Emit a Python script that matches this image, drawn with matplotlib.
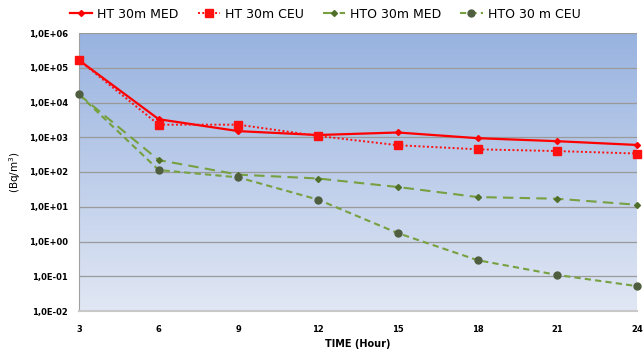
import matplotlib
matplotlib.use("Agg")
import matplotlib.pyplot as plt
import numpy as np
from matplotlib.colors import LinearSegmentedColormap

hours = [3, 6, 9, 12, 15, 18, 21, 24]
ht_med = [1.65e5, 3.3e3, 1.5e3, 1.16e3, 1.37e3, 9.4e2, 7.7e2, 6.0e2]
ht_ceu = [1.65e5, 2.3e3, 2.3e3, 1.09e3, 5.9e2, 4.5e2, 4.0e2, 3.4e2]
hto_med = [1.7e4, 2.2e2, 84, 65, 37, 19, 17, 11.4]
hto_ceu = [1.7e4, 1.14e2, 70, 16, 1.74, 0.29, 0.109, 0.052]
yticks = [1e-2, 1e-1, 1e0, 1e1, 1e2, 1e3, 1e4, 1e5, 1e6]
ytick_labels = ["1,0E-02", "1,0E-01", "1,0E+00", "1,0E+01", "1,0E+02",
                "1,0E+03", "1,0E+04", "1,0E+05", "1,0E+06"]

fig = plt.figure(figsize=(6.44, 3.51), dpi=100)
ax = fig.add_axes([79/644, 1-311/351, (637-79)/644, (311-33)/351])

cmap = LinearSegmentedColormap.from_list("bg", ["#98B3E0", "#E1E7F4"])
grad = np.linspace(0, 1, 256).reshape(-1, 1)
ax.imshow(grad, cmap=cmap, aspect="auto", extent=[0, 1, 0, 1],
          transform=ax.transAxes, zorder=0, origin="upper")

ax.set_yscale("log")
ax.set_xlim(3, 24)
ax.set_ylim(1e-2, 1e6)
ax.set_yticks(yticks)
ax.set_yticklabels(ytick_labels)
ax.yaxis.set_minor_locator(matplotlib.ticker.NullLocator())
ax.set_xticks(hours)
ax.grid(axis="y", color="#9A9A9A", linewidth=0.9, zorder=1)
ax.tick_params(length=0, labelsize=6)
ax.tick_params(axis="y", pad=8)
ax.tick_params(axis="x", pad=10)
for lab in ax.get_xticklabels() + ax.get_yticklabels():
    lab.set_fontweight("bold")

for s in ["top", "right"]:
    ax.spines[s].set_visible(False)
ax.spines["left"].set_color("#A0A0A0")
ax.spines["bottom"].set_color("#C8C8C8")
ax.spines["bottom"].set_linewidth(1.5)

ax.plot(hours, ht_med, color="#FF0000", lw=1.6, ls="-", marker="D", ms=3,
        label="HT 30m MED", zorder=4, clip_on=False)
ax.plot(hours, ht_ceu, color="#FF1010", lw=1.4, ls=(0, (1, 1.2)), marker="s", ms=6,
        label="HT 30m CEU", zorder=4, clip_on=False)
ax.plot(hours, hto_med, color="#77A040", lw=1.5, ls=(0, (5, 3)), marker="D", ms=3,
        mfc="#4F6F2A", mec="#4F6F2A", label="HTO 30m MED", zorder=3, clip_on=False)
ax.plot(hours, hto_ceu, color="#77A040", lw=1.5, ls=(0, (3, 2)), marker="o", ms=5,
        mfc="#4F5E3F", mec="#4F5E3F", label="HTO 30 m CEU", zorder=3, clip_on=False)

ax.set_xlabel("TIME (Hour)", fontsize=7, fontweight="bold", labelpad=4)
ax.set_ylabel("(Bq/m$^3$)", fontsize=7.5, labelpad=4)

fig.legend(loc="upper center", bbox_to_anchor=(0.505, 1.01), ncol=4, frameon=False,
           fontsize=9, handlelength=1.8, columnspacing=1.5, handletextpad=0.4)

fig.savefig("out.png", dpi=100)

--------------------------------

Every line containing the string "matplotlib" must be listed.

Emit a Python script that matches this image, drawn with matplotlib.
import matplotlib
matplotlib.use("Agg")
import matplotlib.pyplot as plt
from matplotlib.colors import LinearSegmentedColormap
ax.yaxis.set_minor_locator(matplotlib.ticker.NullLocator())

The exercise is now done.